-Re: Backup Strategies
Keith Turner 2013-05-31, 19:29
On Fri, May 31, 2013 at 2:39 PM, Billie Rinaldi <[EMAIL PROTECTED]>wrote:
> I'm not sure copying data out of HDFS is what you would want to do, though
> I suppose it depends on how much data you're storing there. If you want a
> backup on a different system, but you have too much data to store outside
> of a distributed file system, you could consider using distcp to copy from
> one HDFS instance to another.
> You can't clone the !METADATA table. In 1.5.0, you can export and import
> tables, which is designed to help you copy a table to a different cluster
> (see docs/examples/README.export). Cloning your tables could help, but in
> the case of !METADATA corruption you're still in the position of manually
> creating a new table with the same configuration (and split points if you
> know them) and bulk importing the old data files. I don't know if table
> export could be used to back up the metadata and configuration of a cloned
> table to help you recover its state later on the same system if the
> original table has gotten corrupted. It's possible.
Export table will save the tables state (whats in !METADATA in zookeeper)

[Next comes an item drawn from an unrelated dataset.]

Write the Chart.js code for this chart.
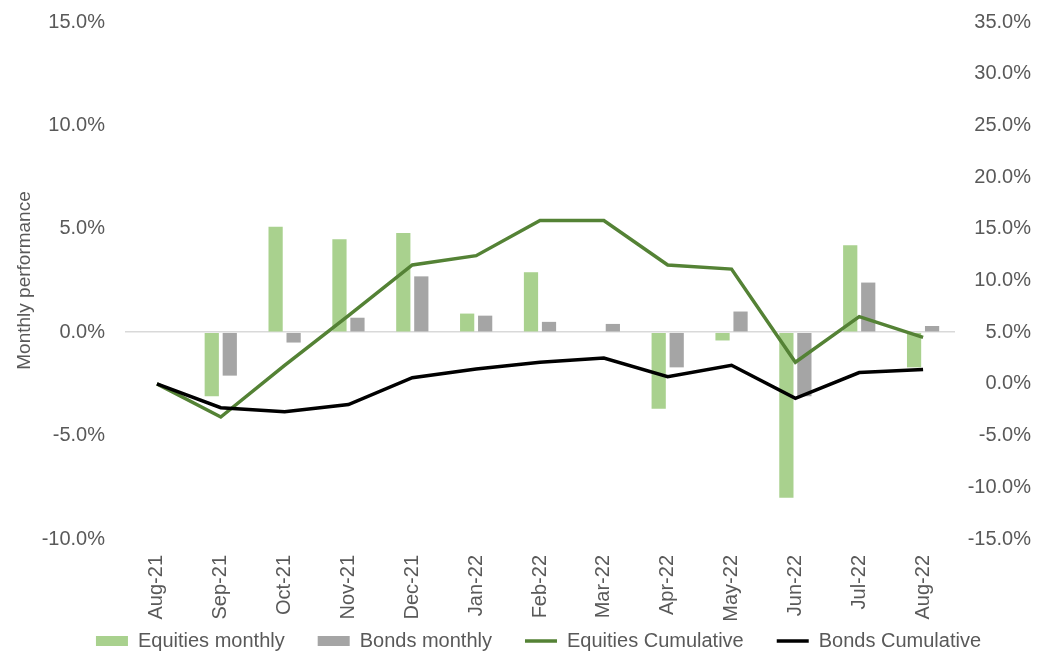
<!DOCTYPE html>
<html>
<head>
<meta charset="utf-8">
<title>Monthly performance</title>
<script src="https://cdn.jsdelivr.net/npm/chart.js@4.4.1/dist/chart.umd.min.js"></script>
<style>
    html, body { margin: 0; padding: 0; background: #ffffff; }
    #chartWrap { width: 1040px; height: 654px; }
</style>
</head>
<body>
<div id="chartWrap"><canvas id="perfChart" width="1040" height="654"></canvas></div>
<script>
// Data (in %)
const months = ['Aug-21', 'Sep-21', 'Oct-21', 'Nov-21', 'Dec-21', 'Jan-22', 'Feb-22',
    'Mar-22', 'Apr-22', 'May-22', 'Jun-22', 'Jul-22', 'Aug-22'];
const equitiesMonthly = [null, -3.1, 5.1, 4.5, 4.8, 0.9, 2.9, 0.0, -3.7, -0.4, -8.0, 4.2, -1.7];
const bondsMonthly = [null, -2.1, -0.5, 0.7, 2.7, 0.8, 0.5, 0.4, -1.7, 1.0, -3.1, 2.4, 0.3];
const equitiesCumulative = [0, -3.2, 1.8, 6.6, 11.5, 12.4, 15.8, 15.8, 11.5, 11.1, 2.1, 6.5, 4.5];
const bondsCumulative = [0, -2.3, -2.7, -2.0, 0.6, 1.45, 2.1, 2.5, 0.7, 1.8, -1.4, 1.1, 1.4];
const leftTicks = { min: -10, max: 15, step: 5 };
const rightTicks = { min: -15, max: 35, step: 5 };

const FONT = "'Liberation Sans', Arial, sans-serif";
const TEXT_COLOR = '#595959';

const pct = (value) => value.toFixed(1) + '%';

// nudge the legend so it lines up like the Excel original,
// and give the rotated month labels room (they get clipped to the axis box otherwise)
const legendNudge = {
    id: 'legendNudge',
    afterLayout(chart) {
        const legend = chart.legend;
        if (legend) {
            legend.left += 23;
            legend.right += 23;
            legend.top += 7;
            legend.bottom += 7;
        }
        const xScale = chart.scales.x;
        xScale.bottom += 40;
        xScale.height += 40;
    }
};

// fixed axis widths; drop the extra top/bottom padding the tick padding adds
const fixWidth = (width) => (scale) => {
    scale.width = width;
    scale.paddingTop = 0;
    scale.paddingBottom = 0;
};

Chart.defaults.font.family = FONT;
Chart.defaults.font.size = 20;
Chart.defaults.color = TEXT_COLOR;

new Chart(document.getElementById('perfChart'), {
    type: 'bar',
    data: {
        labels: months,
        datasets: [{
            label: 'Equities monthly',
            data: equitiesMonthly,
            backgroundColor: '#A9D18E',
            yAxisID: 'y',
            order: 2,
            categoryPercentage: 0.564,
            barPercentage: 0.79,
            pointStyle: 'rect'
        }, {
            label: 'Bonds monthly',
            data: bondsMonthly,
            backgroundColor: '#A5A5A5',
            yAxisID: 'y',
            order: 3,
            categoryPercentage: 0.564,
            barPercentage: 0.79,
            pointStyle: 'rect'
        }, {
            type: 'line',
            label: 'Equities Cumulative',
            data: equitiesCumulative,
            borderColor: '#548235',
            backgroundColor: '#548235',
            borderWidth: 3.5,
            pointBorderWidth: 3.5,
            pointRadius: 0,
            pointStyle: 'line',
            tension: 0,
            fill: false,
            yAxisID: 'y1',
            order: 1
        }, {
            type: 'line',
            label: 'Bonds Cumulative',
            data: bondsCumulative,
            borderColor: '#000000',
            backgroundColor: '#000000',
            borderWidth: 3.5,
            pointBorderWidth: 3.5,
            pointRadius: 0,
            pointStyle: 'line',
            tension: 0,
            fill: false,
            yAxisID: 'y1',
            order: 0
        }]
    },
    options: {
        responsive: false,
        animation: false,
        devicePixelRatio: 1,
        layout: {
            padding: { top: 22, right: 9, bottom: 0, left: 0 }
        },
        plugins: {
            tooltip: { enabled: false },
            legend: {
                position: 'bottom',
                labels: {
                    usePointStyle: true,
                    pointStyleWidth: 32,
                    boxHeight: 10,
                    padding: 33,
                    color: TEXT_COLOR,
                    font: { size: 20 },
                    sort: (a, b) => a.datasetIndex - b.datasetIndex
                }
            }
        },
        scales: {
            x: {
                grid: { display: false, drawTicks: false },
                border: { display: false },
                ticks: {
                    autoSkip: false,
                    minRotation: 90,
                    maxRotation: 90,
                    padding: 16,
                    color: TEXT_COLOR,
                    font: { size: 20 }
                },
                afterFit(scale) {
                    scale.height = 52;
                }
            },
            y: {
                position: 'left',
                min: leftTicks.min,
                max: leftTicks.max,
                ticks: {
                    stepSize: leftTicks.step,
                    padding: 20,
                    color: TEXT_COLOR,
                    font: { size: 20 },
                    callback: pct
                },
                grid: {
                    drawTicks: false,
                    lineWidth: 1.5,
                    color: (ctx) => (ctx.tick && ctx.tick.value === 0 ? '#D9D9D9' : 'rgba(0,0,0,0)')
                },
                border: { display: false },
                title: {
                    display: true,
                    text: 'Monthly performance',
                    color: TEXT_COLOR,
                    font: { size: 19 },
                    padding: { top: 13, bottom: 0 }
                },
                afterFit: fixWidth(125)
            },
            y1: {
                position: 'right',
                min: rightTicks.min,
                max: rightTicks.max,
                ticks: {
                    stepSize: rightTicks.step,
                    padding: 12,
                    crossAlign: 'far',
                    color: TEXT_COLOR,
                    font: { size: 20 },
                    callback: pct
                },
                grid: { display: false, drawTicks: false },
                border: { display: false },
                afterFit: fixWidth(76)
            }
        }
    },
    plugins: [legendNudge]
});
</script>
</body>
</html>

to a zipfile. So even if you do not actually copy the exported table, it
can be used to save table metadata. I made comment on ACCUMULO-942 about
using export table to obtain a consistent snapshot of HDFS and Accumulo
metadata using export table. That system metadata could be backed up.
> On Fri, May 31, 2013 at 11:05 AM, Mike Hugo <[EMAIL PROTECTED]> wrote:
>> I'm curious to know how people are backing up data in Accumulo.
>> We are planning on copying data out of HDFS on a some regular basis to be
>> able to do full restore.
>> We've also ended up getting into a state of having a corrupt !METADATA
>> table a few times. I'm wondering if doing a clone on a few tables on a
>> periodic basis (like every hour, for a few hours) might be one way to help
>> us recover from that situation.
>> E.g if we did a clone on all tables, including the !METADATA table
>> hourly, and we didn't necessarily care about losing data in the last hour
>> time frame, could we simply restore from one of those clones if we get into
>> a corrupted state?
>> Is there another mechanism for snapshotting / backing up data in Accumulo?
>> Thanks for your thoughts!